Bitcoin may be the best known cryptocurrency but it is also losing marketshare to other cryptocurrencies, such as Ethereum and Litecoin. Bitcoin currently accounts for 59.4% of the total global cryptocurrency market but at the beginning of 2016 it was 91.3%. Many of these other cryptocurrencies have more functionality than Bitcoin (such as Ethereum’s ability to execute smart contracts), or are more efficient and use less energy (such as Litecoin).

Government policy, such as taxation or the establishment of national digital currencies, may also make it riskier or less worthwhile to mine, transact or hold the cryptocurrency. China’s ban on initial coin offerings earlier this year reduced the value of Bitcoin by 20% in 24 hours.

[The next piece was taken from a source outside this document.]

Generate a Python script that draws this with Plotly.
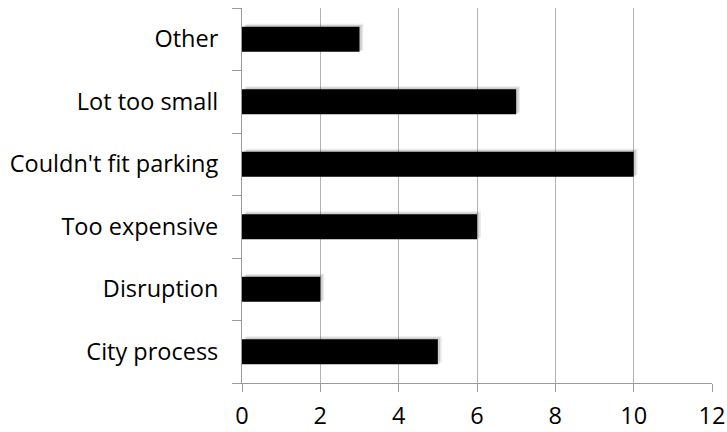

Without these fundamentals the price of Bitcoin largely reflects speculation. And there is some evidence that people are simply buying and holding Bitcoin in the hope it will keep rising in value (also known as greater fool investing). Certainly, the cap on the total number (21 million) of Bitcoins that can exist makes the currency inherently deflationary – the value of the currency relative to goods and services will keep increasing even without speculation and so there is a disincentive to spend it.

In the end, this is uncharted territory. We don’t know how to value Bitcoin, or what will happen. Historical examples may or may not apply.

What we do know is that the technology behind most cryptocurrencies is enabling new models of value transfer through secure global consensus networks and that is causing excitement and nervousness. Investors should beware.

To be fair you can’t eat Gold either (well, you can, it doesn’t hurt you but it doesn’t help you either) and Bitcoin doesn’t rot like Bananas or stink like Oil.

However it is a Tulip, worth whatever you can get for it, only it isn’t as beautiful or smell as sweet.

It is an example of inflation in luxury items and raw speculation. A fake Leonardo. Too much money chasing too few goods.